Helps feed the unemployed and food insecure, donations welcomed

East Hampton Food Pantry Meets Growing Demand




Independent/T. E. McMorrow

“No one in the Hamptons should be hungry,” reads the banner on the homepage of the East Hampton Food Pantry’s website. Working in conjunction with other pantries across the Town of East Hampton, the charitable organization, which was founded in 1989, is stepping up its efforts to feed the hungry at a time of year it normally throttles down that operation.

“In March of last year, we served 1200 people. This year, 1800,” Vicki Littman, chairperson of the charity’s board of directors, said on April 7 as she helped distribute bags of groceries to the occupants in the line of cars pulling up to the tent.

The food pantry sets the tent up at the Town of East Hampton government’s complex at 159 Pantigo Road. To get to the distribution center, you drive past the town’s justice court and the communication tower, then make a left. The distribution center operates from 1 to 6 PM every other Tuesday.

The demand keeps growing.

“Normally, in April, our numbers start decreasing,” Littman said. “We had over 50 new families last month.”

On April 7, the bags for those in need included “bread, milk, eggs . . . and we have toilet paper today,” Littman said about that astonishingly scarce commodity. Each client also gets their fair share of bagels and flagels. “Goldberg’s donates them every Tuesday,” she said. The food pantry was also distributing whole chickens to families, in recognition of the holiday season.

Some of the food and supplies distributed are obtained through direct donations. Much of it, though, is purchased by the pantry.

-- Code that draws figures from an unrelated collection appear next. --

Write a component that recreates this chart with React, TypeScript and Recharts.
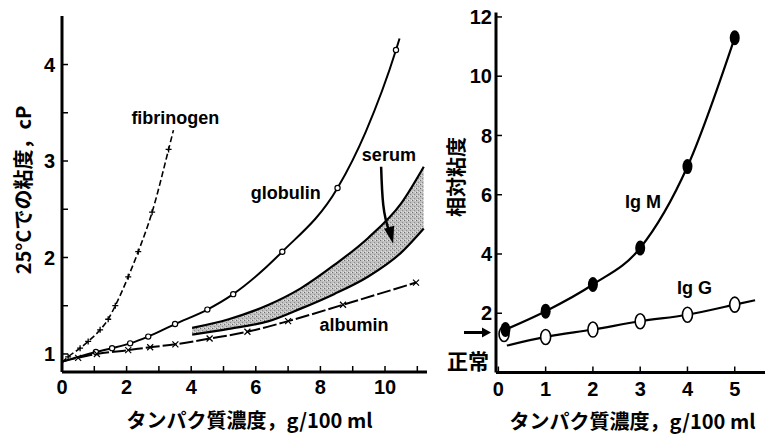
import React from 'react';
import {ComposedChart, Line, Area, XAxis, YAxis, Label, ReferenceDot} from 'recharts';

const LATIN = "'Liberation Sans', Arial, 'Noto Sans CJK JP', sans-serif";
const CJK = "'Noto Sans CJK JP', 'Liberation Sans', sans-serif";

// left panel: viscosity at 25°C (cP) vs protein concentration
const fibX = [0, 0.19, 0.56, 0.81, 1.18, 1.43, 1.65, 2.05, 2.36, 2.79, 3.3, 3.45];
const fibY = [0.91, 0.97, 1.06, 1.13, 1.25, 1.36, 1.5, 1.8, 2.06, 2.47, 3.12, 3.32];
const fibMark = [0, 1, 1, 1, 1, 1, 1, 1, 1, 1, 1, 0];

const gloX = [0, 0.5, 1.05, 1.55, 2.11, 2.67, 3.5, 4.5, 5.3, 6.82, 8.53, 9.4, 10.34, 10.45];
const gloY = [0.92, 0.97, 1.02, 1.06, 1.11, 1.18, 1.31, 1.46, 1.62, 2.06, 2.72, 3.3, 4.15, 4.27];
const gloMark = [0, 0, 1, 1, 1, 1, 1, 1, 1, 1, 1, 0, 1, 0];

const albX = [0, 0.5, 1.08, 2.05, 2.73, 3.51, 4.57, 5.74, 7.0, 8.7, 10.96];
const albY = [0.92, 0.96, 1.0, 1.04, 1.07, 1.1, 1.16, 1.23, 1.34, 1.51, 1.74];
const albMark = [0, 1, 1, 1, 1, 1, 1, 1, 1, 1, 1];

const serX = [4.03, 5.16, 6.4, 7.39, 8.42, 9.47, 10.5, 11.2];
const serHi = [1.27, 1.36, 1.51, 1.68, 1.92, 2.2, 2.56, 2.94];
const serLo = [1.2, 1.26, 1.34, 1.47, 1.62, 1.8, 2.05, 2.3];

const leftXTicks = [0, 1, 2, 3, 4, 5, 6, 7, 8, 9, 10, 11];
const leftYTicks = [1, 1.5, 2, 2.5, 3, 3.5, 4];

// right panel: relative viscosity of IgM / IgG
const igmX = [0.15, 1, 2, 3, 4, 5];
const igmY = [1.45, 2.07, 2.97, 4.2, 6.95, 11.3];
const iggX = [0.18, 1, 2, 3, 4, 5, 5.43];
const iggY = [0.91, 1.2, 1.45, 1.73, 1.95, 2.29, 2.44];
const iggMark = [0, 1, 1, 1, 1, 1, 0];
const normalPt = {x: 0.12, y: 1.3};

const rightXTicks = [0, 1, 2, 3, 4, 5];
const rightYTicks = [2, 4, 6, 8, 10, 12];

const toPts = (xs: number[], ys: number[], marks?: number[]) =>
  xs.map((x, i) => ({x, y: ys[i], m: marks ? marks[i] === 1 : true}));

const fibData = toPts(fibX, fibY, fibMark);
const gloData = toPts(gloX, gloY, gloMark);
const albData = toPts(albX, albY, albMark);
const serData = serX.map((x, i) => ({x, band: [serLo[i], serHi[i]], lo: serLo[i], hi: serHi[i]}));
const igmData = toPts(igmX, igmY);
const iggData = toPts(iggX, iggY, iggMark);

const mark = (kind: string) => (p: any) => {
  const {cx, cy, payload, index} = p;
  if (!payload?.m || cx == null) return <g key={index} />;
  if (kind === 'plus')
    return (
      <path key={index} d={`M${cx - 3},${cy}H${cx + 3}M${cx},${cy - 3}V${cy + 3}`} stroke="#000" strokeWidth={1.3} />
    );
  if (kind === 'cross')
    return (
      <path
        key={index}
        d={`M${cx - 3},${cy - 3}L${cx + 3},${cy + 3}M${cx - 3},${cy + 3}L${cx + 3},${cy - 3}`}
        stroke="#000"
        strokeWidth={1.2}
      />
    );
  if (kind === 'circle')
    return <circle key={index} cx={cx} cy={cy} r={2.6} fill="#fff" stroke="#000" strokeWidth={1.2} />;
  if (kind === 'filled') return <ellipse key={index} cx={cx} cy={cy} rx={5} ry={7.5} fill="#000" />;
  return <ellipse key={index} cx={cx} cy={cy} rx={5} ry={7.5} fill="#fff" stroke="#000" strokeWidth={1.6} />;
};

const tickStyle = {fill: '#000', fontSize: 20, fontWeight: 700, fontFamily: LATIN};
const axisLine = {stroke: '#000', strokeWidth: 3};
const tickLine = {stroke: '#000', strokeWidth: 1.5};

const textAt = (label: string, size = 18) => (p: any) => (
  <text
    x={p.cx}
    y={p.cy}
    textAnchor="middle"
    dominantBaseline="central"
    fontFamily={LATIN}
    fontWeight={700}
    fontSize={size}
    fill="#000">
    {label}
  </text>
);

const xTitle = (dx: number) => (p: any) => {
  const vb = p.viewBox || {x: 0, y: 0, width: 0, height: 0};
  return (
    <text
      x={vb.x + vb.width / 2 + dx}
      y={vb.y + 56}
      textAnchor="middle"
      fontFamily={CJK}
      fontWeight={700}
      fontSize={20}
      fill="#000">
      タンパク質濃度，g/100 ml
    </text>
  );
};

const yTitle = (label: string, x: number, y: number) => () => (
  <text
    x={x}
    y={y}
    transform={`rotate(-90 ${x} ${y})`}
    textAnchor="middle"
    fontFamily={CJK}
    fontWeight={700}
    fontSize={20}
    fill="#000">
    {label}
  </text>
);

const serumArrow = (p: any) => {
  const {cx, cy} = p;
  return (
    <g>
      <path d={`M${cx},${cy} C${cx + 1},${cy + 32} ${cx + 2},${cy + 48} ${cx + 8},${cy + 64}`} stroke="#000" strokeWidth={2.5} fill="none" />
      <polygon points={`${cx + 12},${cy + 77} ${cx + 3},${cy + 62} ${cx + 13},${cy + 59}`} fill="#000" />
    </g>
  );
};

const normalArrow = (p: any) => {
  const {cx, cy} = p;
  return (
    <g>
      <line x1={cx - 32} y1={cy} x2={cx - 12} y2={cy} stroke="#000" strokeWidth={3} />
      <polygon points={`${cx - 5},${cy} ${cx - 14},${cy - 5} ${cx - 14},${cy + 5}`} fill="#000" />
      <text
        x={cx - 28}
        y={cy + 27}
        textAnchor="middle"
        dominantBaseline="central"
        fontFamily={CJK}
        fontWeight={700}
        fontSize={21}
        fill="#000">
        正常
      </text>
    </g>
  );
};

export default function App() {
  return (
    <div style={{position: 'absolute', left: 0, top: 0, width: 769, height: 435, background: '#fff', fontFamily: LATIN}}>
      <div style={{position: 'absolute', left: 0, top: 0}}>
        <ComposedChart width={440} height={435} data={serData} margin={{top: 16, right: 13, left: 0, bottom: 33}}>
          <defs>
            <pattern id="speckle" width="4" height="4" patternUnits="userSpaceOnUse">
              <rect width="4" height="4" fill="#c0c0c0" />
              <rect x="0" y="0" width="1" height="1" fill="#6e6e6e" />
              <rect x="2" y="2" width="1" height="1" fill="#8a8a8a" />
              <rect x="3" y="0" width="1" height="1" fill="#e8e8e8" />
              <rect x="1" y="3" width="1" height="1" fill="#e0e0e0" />
            </pattern>
          </defs>
          <XAxis
            dataKey="x"
            type="number"
            domain={[0, 11.3]}
            ticks={leftXTicks}
            tickFormatter={(v: number) => (v % 2 === 0 ? String(v) : '')}
            allowDataOverflow
            height={30}
            axisLine={axisLine}
            tickLine={tickLine}
            tickSize={-6}
            tickMargin={14}
            tick={tickStyle}
            interval={0}>
            <Label content={xTitle(5)} />
          </XAxis>
          <YAxis
            type="number"
            domain={[0.813, 4.503]}
            ticks={leftYTicks}
            tickFormatter={(v: number) => (Number.isInteger(v) ? String(v) : '')}
            allowDataOverflow
            width={62}
            axisLine={axisLine}
            tickLine={tickLine}
            tickSize={-6}
            tickMargin={13}
            tick={tickStyle}
            interval={0}>
            <Label content={yTitle('25°Cでの粘度，cP', 31, 190)} />
          </YAxis>
          <Area dataKey="band" type="monotone" fill="url(#speckle)" fillOpacity={1} stroke="none" isAnimationActive={false} />
          <Line dataKey="hi" type="monotone" stroke="#000" strokeWidth={2.2} dot={false} activeDot={false} isAnimationActive={false} />
          <Line dataKey="lo" type="monotone" stroke="#000" strokeWidth={2.2} dot={false} activeDot={false} isAnimationActive={false} />
          <Line data={fibData} dataKey="y" type="monotone" stroke="#000" strokeWidth={1.6} strokeDasharray="6 3" dot={mark('plus')} activeDot={false} isAnimationActive={false} />
          <Line data={gloData} dataKey="y" type="monotone" stroke="#000" strokeWidth={2} dot={mark('circle')} activeDot={false} isAnimationActive={false} />
          <Line data={albData} dataKey="y" type="monotone" stroke="#000" strokeWidth={2} strokeDasharray="14 3" dot={mark('cross')} activeDot={false} isAnimationActive={false} />
          <ReferenceDot x={3.51} y={3.45} r={0} shape={textAt('fibrinogen')} />
          <ReferenceDot x={6.93} y={2.67} r={0} shape={textAt('globulin')} />
          <ReferenceDot x={10.12} y={3.06} r={0} shape={textAt('serum')} />
          <ReferenceDot x={9.04} y={1.3} r={0} shape={textAt('albumin')} />
          <ReferenceDot x={9.88} y={2.94} r={0} shape={serumArrow} />
        </ComposedChart>
      </div>
      <div style={{position: 'absolute', left: 440, top: 0}}>
        <ComposedChart
          width={329}
          height={435}
          data={igmData}
          style={{overflow: 'visible'}}
          margin={{top: 12.5, right: 4, left: 0, bottom: 32.5}}>
          <XAxis
            dataKey="x"
            type="number"
            domain={[-0.05, 5.64]}
            ticks={rightXTicks}
            allowDataOverflow
            height={30}
            axisLine={axisLine}
            tickLine={tickLine}
            tickSize={-6}
            tickMargin={15}
            tick={tickStyle}
            interval={0}>
            <Label content={xTitle(2)} />
          </XAxis>
          <YAxis
            type="number"
            domain={[0, 12.15]}
            ticks={rightYTicks}
            allowDataOverflow
            width={56}
            axisLine={axisLine}
            tickLine={tickLine}
            tickSize={-6}
            tickMargin={10}
            tick={tickStyle}
            interval={0}>
            <Label content={yTitle('相対粘度', 24, 177)} />
          </YAxis>
          <Line data={iggData} dataKey="y" type="monotone" stroke="#000" strokeWidth={2.2} dot={mark('open')} activeDot={false} isAnimationActive={false} />
          <ReferenceDot x={normalPt.x} y={normalPt.y} r={5} shape={(p: any) => mark('open')({...p, payload: {m: true}, index: 0})} />
          <Line dataKey="y" type="monotone" stroke="#000" strokeWidth={2.2} dot={mark('filled')} activeDot={false} isAnimationActive={false} />
          <ReferenceDot x={3.06} y={5.76} r={0} shape={textAt('Ig M')} />
          <ReferenceDot x={4.15} y={2.86} r={0} shape={textAt('Ig G')} />
          <ReferenceDot x={-0.05} y={1.35} r={0} ifOverflow="visible" shape={normalArrow} />
        </ComposedChart>
      </div>
    </div>
  );
}
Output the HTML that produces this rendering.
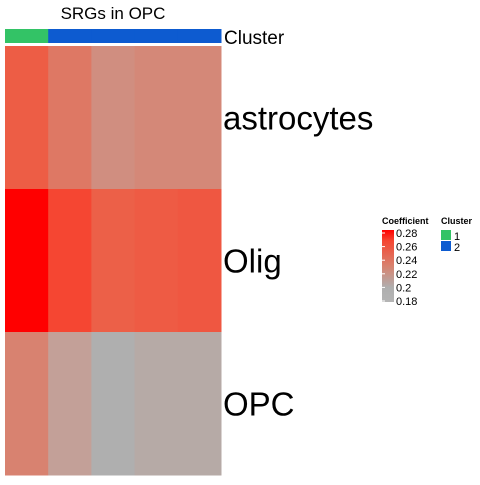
<!DOCTYPE html>
<html><head><meta charset="utf-8"><style>
body{margin:0;background:#fff;font-family:"Liberation Sans",Arial,sans-serif}
</style></head><body>
<svg id="chart" width="480" height="480" xmlns="http://www.w3.org/2000/svg" font-family="Liberation Sans, Arial, sans-serif">
<text x="113" y="19" font-size="17" text-anchor="middle">SRGs in OPC</text>
<g id="cells"></g>
<g id="clusters"></g>
<text x="224" y="44" font-size="19">Cluster</text>
<g id="rowlabels"></g>
<g>
<text x="382" y="224" font-size="9" font-weight="bold">Coefficient</text>
<defs><linearGradient id="grad" x1="0" y1="1" x2="0" y2="0">
<stop offset="0" stop-color="#b4b4b4"/><stop offset="0.2" stop-color="#afafaf"/><stop offset="0.5" stop-color="#d8826f"/><stop offset="0.85" stop-color="#f54632"/><stop offset="1" stop-color="#ff0000"/></linearGradient></defs>
<rect x="382" y="230" width="12" height="72" fill="url(#grad)"/>
<g id="ticks"></g>
<text x="441" y="224" font-size="9" font-weight="bold">Cluster</text>
<rect x="441" y="230" width="10" height="10" fill="#33c366"/>
<text x="454" y="240" font-size="11">1</text>
<rect x="441" y="241" width="10" height="10" fill="#0d5bd0"/>
<text x="454" y="251" font-size="11">2</text>
</g>
</svg>
<script>
const rows=["astrocytes","Olig","OPC"];
const clusters=[1,2,2,2,2];
const astroVals=[0.252,0.236,0.222,0.226,0.226];
const oligVals=[0.28,0.265,0.25,0.253,0.255];
const opcVals=[0.23,0.21,0.19,0.2,0.2];
const tickVals=[0.28,0.26,0.24,0.22,0.2,0.18];
const tickLabels=["0.28","0.26","0.24","0.22","0.2","0.18"];
const values=[astroVals,oligVals,opcVals];
const ns="http://www.w3.org/2000/svg";
const x0=5,x1=221,y0=46,y1=475;
const cw=(x1-x0)/clusters.length, rh=(y1-y0)/rows.length;
const stopV=[0.18,0.19,0.2,0.21,0.23,0.25,0.265,0.28];
const stopC=[[180,180,180],[175,175,175],[182,170,166],[195,160,152],[216,130,112],[236,96,72],[245,70,50],[255,0,0]];
function color(v){
 v=Math.max(0.18,Math.min(0.28,v));
 let k=0;while(k<stopV.length-2&&v>stopV[k+1])k++;
 const t=(v-stopV[k])/(stopV[k+1]-stopV[k]);
 const c=stopC[k].map((a,i)=>Math.round(a+(stopC[k+1][i]-a)*t));
 return `rgb(${c[0]},${c[1]},${c[2]})`;
}
function yScale(v){return 233+(0.28-v)/0.1*68;}
const cells=document.getElementById('cells');
values.forEach((r,i)=>r.forEach((v,j)=>{
 const el=document.createElementNS(ns,'rect');
 
 
 el.setAttribute('x',x0+j*cw);el.setAttribute('y',y0+i*rh);
 el.setAttribute('width',cw+0.5);el.setAttribute('height',rh+0.5);
 el.setAttribute('fill',color(v));cells.appendChild(el);
}));
const cg=document.getElementById('clusters');
clusters.forEach((c,j)=>{
 const el=document.createElementNS(ns,'rect');
 
 
 el.setAttribute('x',x0+j*cw);el.setAttribute('y',29);
 el.setAttribute('width',cw+0.5);el.setAttribute('height',14);
 el.setAttribute('fill',c===1?'#33c366':'#0d5bd0');cg.appendChild(el);
});
const rl=document.getElementById('rowlabels');
rows.forEach((r,i)=>{
 const el=document.createElementNS(ns,'text');
 
 
 el.setAttribute('x',223);el.setAttribute('y',y0+(i+0.5)*rh+12);
 el.setAttribute('font-size','33');el.textContent=r;rl.appendChild(el);
});
const tg=document.getElementById('ticks');
tickVals.forEach((v,i)=>{
 const y=yScale(v);
 const l=document.createElementNS(ns,'line');
 
 
 l.setAttribute('x1',382);l.setAttribute('x2',385);l.setAttribute('y1',y);l.setAttribute('y2',y);
 l.setAttribute('stroke','#fff');tg.appendChild(l);
 const t=document.createElementNS(ns,'text');
 
 
 t.setAttribute('x',396);t.setAttribute('y',y+4);t.setAttribute('font-size','11');
 t.textContent=tickLabels[i];tg.appendChild(t);
});
</script>
</body></html>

On alternate Tuesdays, when the East Hampton Food Pantry is closed, the Wainscott and Montauk pantries are open, allowing those in need to get food and supplies every week.

“We serve all of East Hampton,”Littman said, “from Montauk to Wainscott.”

The food the pantries provide enables those in need to marshal scarce dollars.

“This pandemic has laid off so many people,” Littman said. “If we can give two or three days’ worth of food that helps them pay for their rent or their light or phone bill.”

Littman is a lifelong resident who has been on the East Hampton Food Pantry’s board for 12 years, serving as its chair the last five. She began working with the pantry when she realized there were many school children in the town who did not have enough food to eat on a daily basis.

“A lot of people, second-home owners who come out for the summer, they see the glamorous side of the Hamptons, the celebrities,” she noted. To Littman, the true celebrities are the residents of and visitors to East Hampton who make donations to help those in need.

Last March, Ladles of Love, an event that benefited the food pantry, raised $14,000. That event had to be cancelled this year, as did other fundraisers.

Littman said donations can be made by sending a check to East Hampton Food Pantry, P.O. Box 505, East Hampton, NY, 11937, or through the pantry’s website at www.easthamptonfoodpantry.org.

The forced closure of businesses due to the current COVID-19 pandemic has cut a wide swath across the East Hampton community.

“We are having donors now who are our clients. There is nothing to be embarrassed about. We are here to help everyone,” Littman said. “We live in a very special community. When someone is in need, we are here to help them, regardless. If you need help, please come. That is why we are here.”

Those in need are encouraged to call 631-324-2300 to sign up.

Darius Narizzano, a member of the pantry’s board, was helping guide traffic April 7. When asked why he volunteers, he said, “Because I can.”

“We are going to get through this together,” Littman said.